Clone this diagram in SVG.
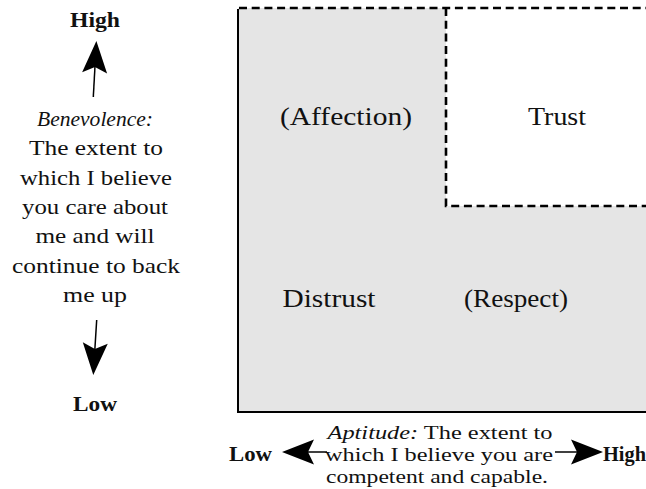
<svg xmlns="http://www.w3.org/2000/svg" width="646" height="489" viewBox="0 0 646 489">
<style>
text{font-family:'Liberation Serif','Times New Roman',Times,serif;fill:#111;}
.lab{font-size:22px;text-anchor:middle;}
.ax{font-size:21px;font-weight:bold;}
.q{font-size:25px;text-anchor:middle;}
.bt{font-size:19.8px;text-anchor:middle;}
.it{font-style:italic;}
.dash{fill:none;stroke:#000;stroke-width:2.6;stroke-dasharray:8 4.7;}
.solid{fill:none;stroke:#000;stroke-width:2;}
.arr{fill:none;stroke:#000;stroke-width:1.5;marker-end:url(#ah);}
</style>
<defs>
<marker id="ah" markerUnits="userSpaceOnUse" markerWidth="40" markerHeight="30" refX="0" refY="0" orient="auto" overflow="visible">
<path d="M26,0 L-6,-12.5 L0,0 L-6,12.5 Z" fill="#000"/>
</marker>
</defs>
<rect width="646" height="489" fill="#fff"/>
<g id="grid">
<rect x="238" y="8" width="408" height="404" fill="#e5e5e5"/>
<rect x="446" y="8" width="200" height="198" fill="#fff"/>
<line class="solid" x1="238" y1="9" x2="238" y2="413"/>
<line class="solid" x1="237" y1="412" x2="646" y2="412"/>
<line class="dash" x1="239" y1="8" x2="646" y2="8"/>
<path class="dash" d="M446,8 V206 H646"/>
</g>
<g id="q-affection"><text class="q" x="346" y="125" textLength="132" lengthAdjust="spacingAndGlyphs">(Affection)</text></g>
<g id="q-trust"><text class="q" x="557" y="125" textLength="58" lengthAdjust="spacingAndGlyphs">Trust</text></g>
<g id="q-distrust"><text class="q" x="329" y="307" textLength="93" lengthAdjust="spacingAndGlyphs">Distrust</text></g>
<g id="q-respect"><text class="q" x="516" y="307" textLength="104" lengthAdjust="spacingAndGlyphs">(Respect)</text></g>
<g id="y-high"><text class="ax" x="95" y="27" text-anchor="middle" textLength="50" lengthAdjust="spacingAndGlyphs">High</text></g>
<g id="y-low"><text class="ax" x="95" y="411" text-anchor="middle" textLength="44" lengthAdjust="spacingAndGlyphs">Low</text></g>
<g id="y-label">
<text class="lab it" x="95" y="126" textLength="116" lengthAdjust="spacingAndGlyphs">Benevolence:</text>
<text class="lab" x="96" y="155" textLength="134" lengthAdjust="spacingAndGlyphs">The extent to</text>
<text class="lab" x="96" y="184.5" textLength="152" lengthAdjust="spacingAndGlyphs">which I believe</text>
<text class="lab" x="95" y="214" textLength="146" lengthAdjust="spacingAndGlyphs">you care about</text>
<text class="lab" x="95" y="243" textLength="119" lengthAdjust="spacingAndGlyphs">me and will</text>
<text class="lab" x="96" y="272.5" textLength="168" lengthAdjust="spacingAndGlyphs">continue to back</text>
<text class="lab" x="95" y="302" textLength="64" lengthAdjust="spacingAndGlyphs">me up</text>
</g>
<g id="x-low"><text class="ax" x="229" y="460.5" textLength="43" lengthAdjust="spacingAndGlyphs">Low</text></g>
<g id="x-high"><text class="ax" x="603" y="460.5" textLength="43" lengthAdjust="spacingAndGlyphs">High</text></g>
<g id="x-label">
<text class="bt" x="440" y="438.5" textLength="225" lengthAdjust="spacingAndGlyphs"><tspan class="it">Aptitude:</tspan> The extent to</text>
<text class="bt" x="439" y="460.5" textLength="228" lengthAdjust="spacingAndGlyphs">which I believe you are</text>
<text class="bt" x="437" y="482.5" textLength="222" lengthAdjust="spacingAndGlyphs">competent and capable.</text>
</g>
<g id="connectors">
<line class="arr" x1="93.3" y1="97" x2="94.95" y2="66.94"/>
<line class="arr" x1="96.7" y1="320" x2="94.9" y2="349.05"/>
<line class="arr" x1="327" y1="452" x2="308" y2="452"/>
<line class="arr" x1="555" y1="452" x2="577" y2="452"/>
</g>
</svg>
+++
Task objective: Transcribe all the data word for word; the images stay out.

Finished exercise:
Clone this diagram in SVG.
<svg xmlns="http://www.w3.org/2000/svg" width="646" height="489" viewBox="0 0 646 489">
<style>
text{font-family:'Liberation Serif','Times New Roman',Times,serif;fill:#111;}
.lab{font-size:22px;text-anchor:middle;}
.ax{font-size:21px;font-weight:bold;}
.q{font-size:25px;text-anchor:middle;}
.bt{font-size:19.8px;text-anchor:middle;}
.it{font-style:italic;}
.dash{fill:none;stroke:#000;stroke-width:2.6;stroke-dasharray:8 4.7;}
.solid{fill:none;stroke:#000;stroke-width:2;}
.arr{fill:none;stroke:#000;stroke-width:1.5;marker-end:url(#ah);}
</style>
<defs>
<marker id="ah" markerUnits="userSpaceOnUse" markerWidth="40" markerHeight="30" refX="0" refY="0" orient="auto" overflow="visible">
<path d="M26,0 L-6,-12.5 L0,0 L-6,12.5 Z" fill="#000"/>
</marker>
</defs>
<rect width="646" height="489" fill="#fff"/>
<g id="grid">
<rect x="238" y="8" width="408" height="404" fill="#e5e5e5"/>
<rect x="446" y="8" width="200" height="198" fill="#fff"/>
<line class="solid" x1="238" y1="9" x2="238" y2="413"/>
<line class="solid" x1="237" y1="412" x2="646" y2="412"/>
<line class="dash" x1="239" y1="8" x2="646" y2="8"/>
<path class="dash" d="M446,8 V206 H646"/>
</g>
<g id="q-affection"><text class="q" x="346" y="125" textLength="132" lengthAdjust="spacingAndGlyphs">(Affection)</text></g>
<g id="q-trust"><text class="q" x="557" y="125" textLength="58" lengthAdjust="spacingAndGlyphs">Trust</text></g>
<g id="q-distrust"><text class="q" x="329" y="307" textLength="93" lengthAdjust="spacingAndGlyphs">Distrust</text></g>
<g id="q-respect"><text class="q" x="516" y="307" textLength="104" lengthAdjust="spacingAndGlyphs">(Respect)</text></g>
<g id="y-high"><text class="ax" x="95" y="27" text-anchor="middle" textLength="50" lengthAdjust="spacingAndGlyphs">High</text></g>
<g id="y-low"><text class="ax" x="95" y="411" text-anchor="middle" textLength="44" lengthAdjust="spacingAndGlyphs">Low</text></g>
<g id="y-label">
<text class="lab it" x="95" y="126" textLength="116" lengthAdjust="spacingAndGlyphs">Benevolence:</text>
<text class="lab" x="96" y="155" textLength="134" lengthAdjust="spacingAndGlyphs">The extent to</text>
<text class="lab" x="96" y="184.5" textLength="152" lengthAdjust="spacingAndGlyphs">which I believe</text>
<text class="lab" x="95" y="214" textLength="146" lengthAdjust="spacingAndGlyphs">you care about</text>
<text class="lab" x="95" y="243" textLength="119" lengthAdjust="spacingAndGlyphs">me and will</text>
<text class="lab" x="96" y="272.5" textLength="168" lengthAdjust="spacingAndGlyphs">continue to back</text>
<text class="lab" x="95" y="302" textLength="64" lengthAdjust="spacingAndGlyphs">me up</text>
</g>
<g id="x-low"><text class="ax" x="229" y="460.5" textLength="43" lengthAdjust="spacingAndGlyphs">Low</text></g>
<g id="x-high"><text class="ax" x="603" y="460.5" textLength="43" lengthAdjust="spacingAndGlyphs">High</text></g>
<g id="x-label">
<text class="bt" x="440" y="438.5" textLength="225" lengthAdjust="spacingAndGlyphs"><tspan class="it">Aptitude:</tspan> The extent to</text>
<text class="bt" x="439" y="460.5" textLength="228" lengthAdjust="spacingAndGlyphs">which I believe you are</text>
<text class="bt" x="437" y="482.5" textLength="222" lengthAdjust="spacingAndGlyphs">competent and capable.</text>
</g>
<g id="connectors">
<line class="arr" x1="93.3" y1="97" x2="94.95" y2="66.94"/>
<line class="arr" x1="96.7" y1="320" x2="94.9" y2="349.05"/>
<line class="arr" x1="327" y1="452" x2="308" y2="452"/>
<line class="arr" x1="555" y1="452" x2="577" y2="452"/>
</g>
</svg>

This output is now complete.